§ Entries with chart source code:
— Begin —
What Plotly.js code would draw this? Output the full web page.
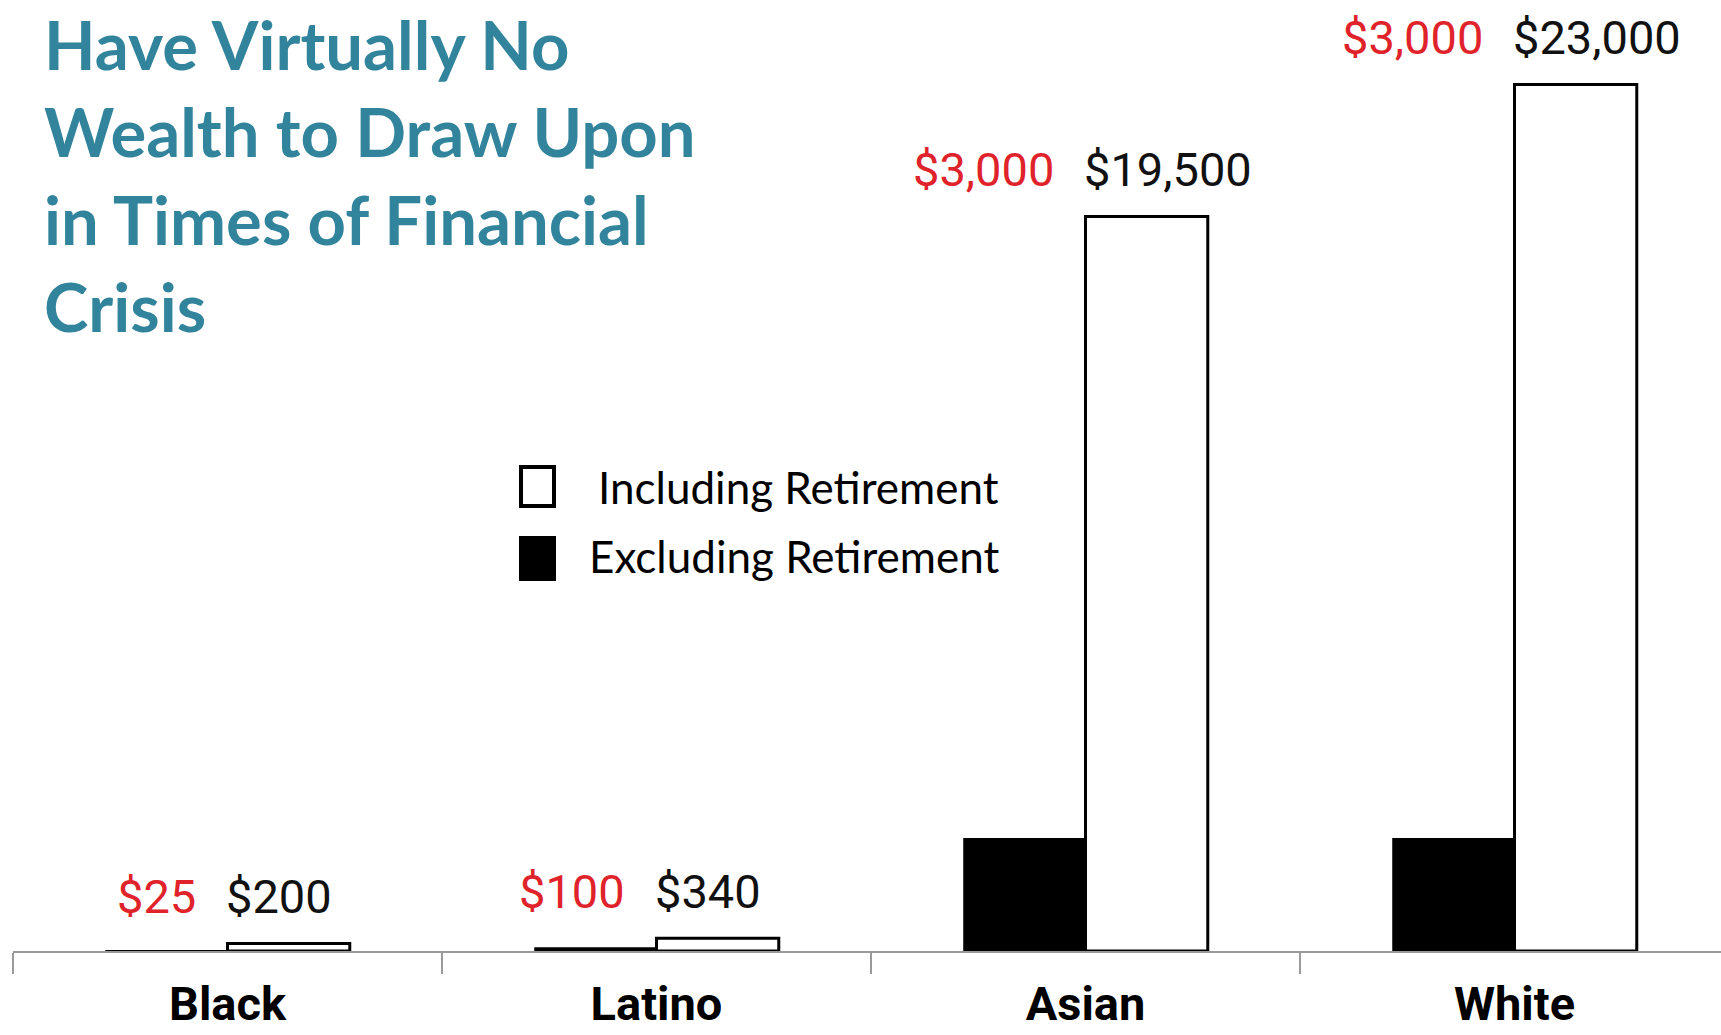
<!DOCTYPE html>
<html>
<head>
<meta charset="utf-8">
<script src="https://cdn.plot.ly/plotly-3.0.1.min.js"></script>
<style>
  html, body { margin: 0; padding: 0; background: #ffffff; }
  #chart { width: 1721px; height: 1035px; }
</style>
</head>
<body>
<div id="chart"></div>
<script>
// ---- data ----
var categories = ['Black', 'Latino', 'Asian', 'White'];
var excludingRetirement = [25, 100, 3000, 3000];
var includingRetirement = [200, 340, 19500, 23000];
var seriesNames = ['Including Retirement', 'Excluding Retirement'];
var titleLines = ['Have Virtually No', 'Wealth to Draw Upon', 'in Times of Financial', 'Crisis'];

function money(v) { return '$' + v.toLocaleString('en-US'); }

var teal = '#31849B';
var red = '#e0232b';

var traces = [
  {
    type: 'bar',
    name: seriesNames[1],
    x: categories,
    y: excludingRetirement,
    marker: { color: '#000000', line: { color: '#000000', width: 0 } },
    hoverinfo: 'skip'
  },
  {
    type: 'bar',
    name: seriesNames[0],
    x: categories,
    y: includingRetirement,
    marker: { color: '#ffffff', line: { color: '#000000', width: 3 } },
    hoverinfo: 'skip'
  }
];

var annotations = [];
categories.forEach(function (c, i) {
  annotations.push({
    x: c, y: includingRetirement[i], xref: 'x', yref: 'y',
    text: money(includingRetirement[i]), showarrow: false,
    xanchor: 'left', yanchor: 'middle', xshift: -4, yshift: 47,
    font: { family: 'Roboto, "DejaVu Sans", sans-serif', size: 47, color: '#111111' }
  });
  annotations.push({
    x: c, y: includingRetirement[i], xref: 'x', yref: 'y',
    text: money(excludingRetirement[i]), showarrow: false,
    xanchor: 'right', yanchor: 'middle', xshift: -30, yshift: 47,
    font: { family: 'Roboto, "DejaVu Sans", sans-serif', size: 47, color: red }
  });
});

// legend labels
var plotL = 13, plotW = 1708, plotB = 951;
function px2x(px) { return (px - plotL) / plotW; }
function py2y(py) { return (plotB - py) / plotB; }

annotations.push({
  xref: 'paper', yref: 'paper', x: px2x(1001), y: py2y(487),
  xanchor: 'right', yanchor: 'middle', showarrow: false,
  text: seriesNames[0],
  font: { family: 'Lato, "Open Sans", sans-serif', size: 44, color: '#000000' }
});
annotations.push({
  xref: 'paper', yref: 'paper', x: px2x(1001), y: py2y(556),
  xanchor: 'right', yanchor: 'middle', showarrow: false,
  text: seriesNames[1],
  font: { family: 'Lato, "Open Sans", sans-serif', size: 44, color: '#000000' }
});

var shapes = [
  { type: 'rect', xref: 'paper', yref: 'paper',
    x0: px2x(521), x1: px2x(554), y0: py2y(506), y1: py2y(467),
    line: { color: '#000000', width: 4 }, fillcolor: '#ffffff' },
  { type: 'rect', xref: 'paper', yref: 'paper',
    x0: px2x(519), x1: px2x(556), y0: py2y(581), y1: py2y(536),
    line: { color: '#000000', width: 0 }, fillcolor: '#000000' }
];

var layout = {
  width: 1721,
  height: 1035,
  margin: { l: 13, r: 0, t: 0, b: 84, pad: 0 },
  paper_bgcolor: '#ffffff',
  plot_bgcolor: '#ffffff',
  showlegend: false,
  barmode: 'group',
  bargap: 0.43,
  bargroupgap: 0,
  title: {
    text: titleLines.join('<br>'),
    xref: 'container', yref: 'container',
    x: 0.0256, xanchor: 'left',
    y: 0.932, yanchor: 'top',
    pad: { t: 0, b: 0, l: 0, r: 0 },
    font: { family: 'Lato, "Open Sans", sans-serif', size: 67, weight: 'bold', color: teal }
  },
  xaxis: {
    type: 'category',
    range: [-0.5, -0.5 + 1708 / 429],
    showline: true, linecolor: '#9a9a9a', linewidth: 2,
    ticks: 'outside', tickson: 'boundaries', ticklen: 21, tickwidth: 2, tickcolor: '#9a9a9a',
    showgrid: false, zeroline: false, automargin: false,
    ticklabelstandoff: 11,
    tickfont: { family: 'Roboto, "Liberation Sans", sans-serif', size: 47, weight: 'bold', color: '#000000' }
  },
  yaxis: {
    range: [0, 25245],
    visible: false, showgrid: false, zeroline: false, automargin: false
  },
  annotations: annotations,
  shapes: shapes
};

Plotly.newPlot('chart', traces, layout, { staticPlot: true, displayModeBar: false });
</script>
</body>
</html>
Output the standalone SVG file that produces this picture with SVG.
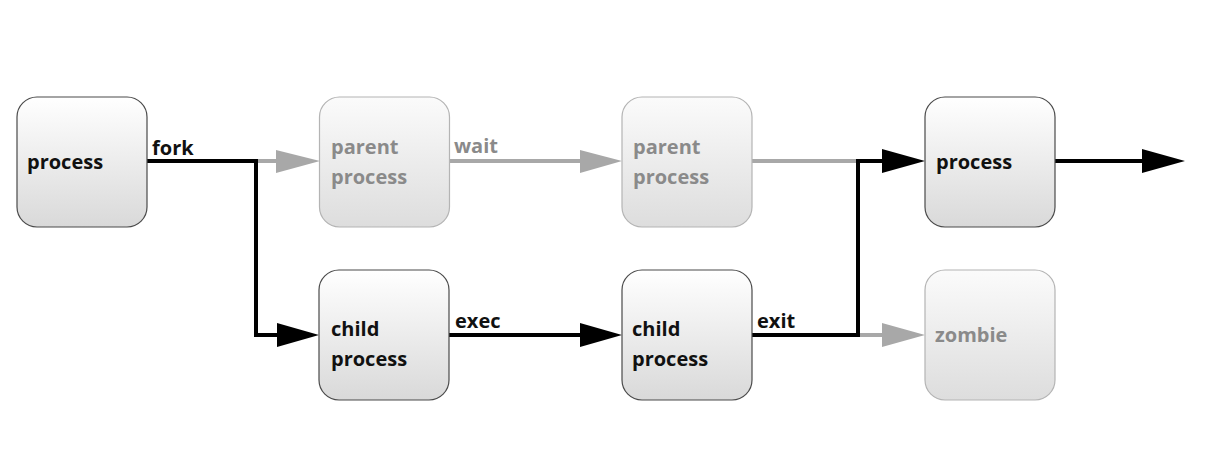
<svg xmlns="http://www.w3.org/2000/svg" width="1209" height="458" viewBox="0 0 1209 458">
<style>
.box{stroke-width:1.2}
.act{stroke:#4a4a4a}
.fad{stroke:#b4b4b4}
text{font-family:"Open Sans","Liberation Sans",sans-serif;font-weight:700;font-size:20px}
.td{fill:#111}
.tg{fill:#8a8a8a}
.lk{fill:none;stroke:#000;stroke-width:4}
.lg{fill:none;stroke:#a8a8a8;stroke-width:4}
.hk{fill:#000}
.hg{fill:#a8a8a8}
</style>
<defs>
<linearGradient id="g" x1="0" y1="0" x2="0" y2="1">
<stop offset="0" stop-color="#ffffff"/>
<stop offset="1" stop-color="#d9d9d9"/>
</linearGradient>
<linearGradient id="gf" x1="0" y1="0" x2="0" y2="1">
<stop offset="0" stop-color="#fbfbfb"/>
<stop offset="1" stop-color="#dddddd"/>
</linearGradient>
</defs>
<rect width="1209" height="458" fill="#fff"/>
<g id="connectors">
<path class="lg" d="M256 161 H280"/>
<polygon class="hg" points="276,150 320,161 276,173"/>
<path class="lg" d="M450 161 H584"/>
<polygon class="hg" points="580,150 622,161 580,173"/>
<path class="lg" d="M752 161 H858"/>
<path class="lk" d="M147 161 H256 V335 H281"/>
<polygon class="hk" points="277,323 319,335 277,347"/>
<path class="lk" d="M449 335 H584"/>
<polygon class="hk" points="580,323 622,335 580,347"/>
<path class="lg" d="M858 335 H886"/>
<polygon class="hg" points="882,323 925,335 882,347"/>
<path class="lk" d="M752 335 H858 V161 H886"/>
<polygon class="hk" points="882,149 925,161 882,173"/>
<path class="lk" d="M1055 161 H1146"/>
<polygon class="hk" points="1142,149 1185,161 1142,173"/>
<text class="td" x="152" y="155">fork</text>
<text class="tg" x="454" y="153">wait</text>
<text class="td" x="455" y="328">exec</text>
<text class="td" x="757" y="328">exit</text>
</g>
<g id="n-process">
<rect class="box act" x="17" y="97" width="130" height="130" rx="20" fill="url(#g)"/>
<text class="td" x="27" y="169">process</text>
</g>
<g id="n-parent1">
<rect class="box fad" x="319.5" y="97" width="130" height="130" rx="20" fill="url(#gf)"/>
<text class="tg" x="331" y="154">parent</text>
<text class="tg" x="331" y="184">process</text>
</g>
<g id="n-parent2">
<rect class="box fad" x="622" y="97" width="130" height="130" rx="20" fill="url(#gf)"/>
<text class="tg" x="633" y="154">parent</text>
<text class="tg" x="633" y="184">process</text>
</g>
<g id="n-process2">
<rect class="box act" x="925" y="97" width="130" height="130" rx="20" fill="url(#g)"/>
<text class="td" x="936" y="169">process</text>
</g>
<g id="n-child1">
<rect class="box act" x="319" y="270" width="130" height="130" rx="20" fill="url(#g)"/>
<text class="td" x="331" y="336">child</text>
<text class="td" x="331" y="366">process</text>
</g>
<g id="n-child2">
<rect class="box act" x="622" y="270" width="130" height="130" rx="20" fill="url(#g)"/>
<text class="td" x="632" y="336">child</text>
<text class="td" x="632" y="366">process</text>
</g>
<g id="n-zombie">
<rect class="box fad" x="925" y="270" width="130" height="130" rx="20" fill="url(#gf)"/>
<text class="tg" x="935" y="342">zombie</text>
</g>
</svg>
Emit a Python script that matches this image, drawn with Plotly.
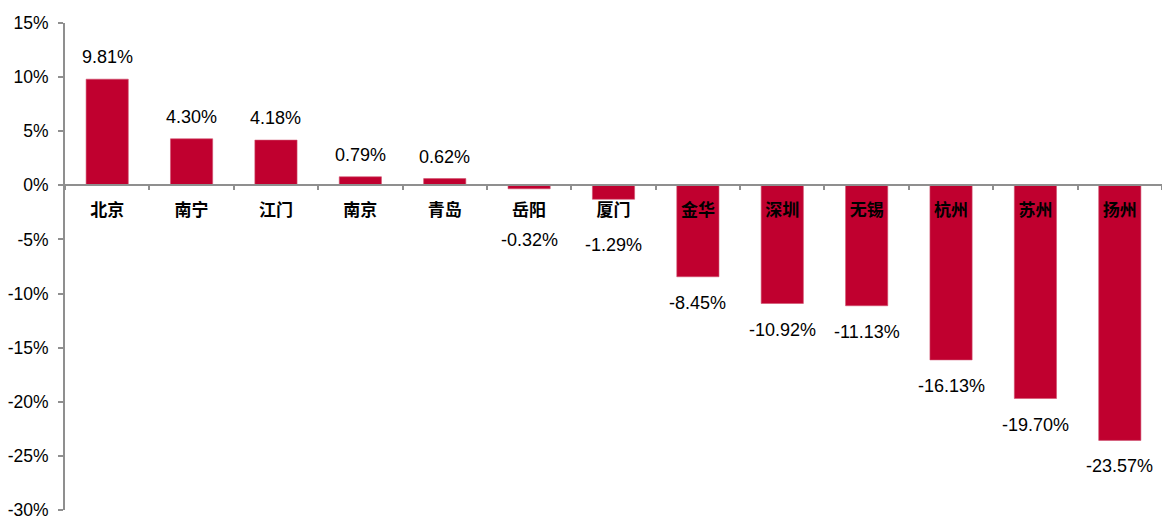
import plotly.graph_objects as go

cities = ["北京", "南宁", "江门", "南京", "青岛", "岳阳", "厦门", "金华", "深圳", "无锡", "杭州", "苏州", "扬州"]
values = [9.81, 4.30, 4.18, 0.79, 0.62, -0.32, -1.29, -8.45, -10.92, -11.13, -16.13, -19.70, -23.57]
y_ticks = [15, 10, 5, 0, -5, -10, -15, -20, -25, -30]

BAR = "#C0002F"
AXIS = "#8F8F8F"
NUM_FONT = "Liberation Sans, Arial, sans-serif"

fig = go.Figure()
fig.add_trace(go.Bar(
    x=cities, y=values,
    marker=dict(color=BAR, line=dict(color="#D0506E", width=0.6)),
    hoverinfo="x+y",
))

annotations = []
for c, v in zip(cities, values):
    if v >= 0:
        shift = 22
    elif v > -3:
        shift = -51 if v > -1 else -46
    else:
        shift = -26
    annotations.append(dict(
        x=c, y=v, xref="x", yref="y", text=f"{v:.2f}%", showarrow=False,
        yshift=shift, font=dict(family=NUM_FONT, size=18, color="#000000"),
    ))

fig.update_layout(
    width=1162, height=521,
    margin=dict(l=65, r=0, t=23, b=11),
    paper_bgcolor="white", plot_bgcolor="white",
    bargap=0.5, showlegend=False,
    annotations=annotations,
    font=dict(family=NUM_FONT, size=17, color="#000000"),
)
fig.update_yaxes(
    range=[-30, 15], tickvals=y_ticks, ticktext=[f"{t}%" for t in y_ticks],
    showgrid=False, zeroline=False,
    showline=True, linecolor=AXIS, linewidth=2,
    ticks="outside", ticklen=5, tickcolor=AXIS, tickwidth=2,
    tickfont=dict(family=NUM_FONT, size=17.5, color="#000000"),
    ticklabelstandoff=6,
)
fig.update_xaxes(
    type="category", range=[-0.5, 12.5],
    anchor="free", position=2/3,
    showgrid=False, zeroline=False,
    showline=True, linecolor=AXIS, linewidth=2,
    ticks="outside", tickson="boundaries", ticklen=4, tickcolor=AXIS, tickwidth=2,
    tickfont=dict(family="Noto Sans CJK SC, sans-serif", size=17, color="#000000", weight="bold"),
    ticklabelstandoff=9,
)

fig.write_html(
    "out.html",
    config={"displayModeBar": False},
    post_script="document.body.style.margin='0';document.body.style.overflow='hidden';",
)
— End —
Of all the lines in the data above, state how many include "that". Say only the number.

2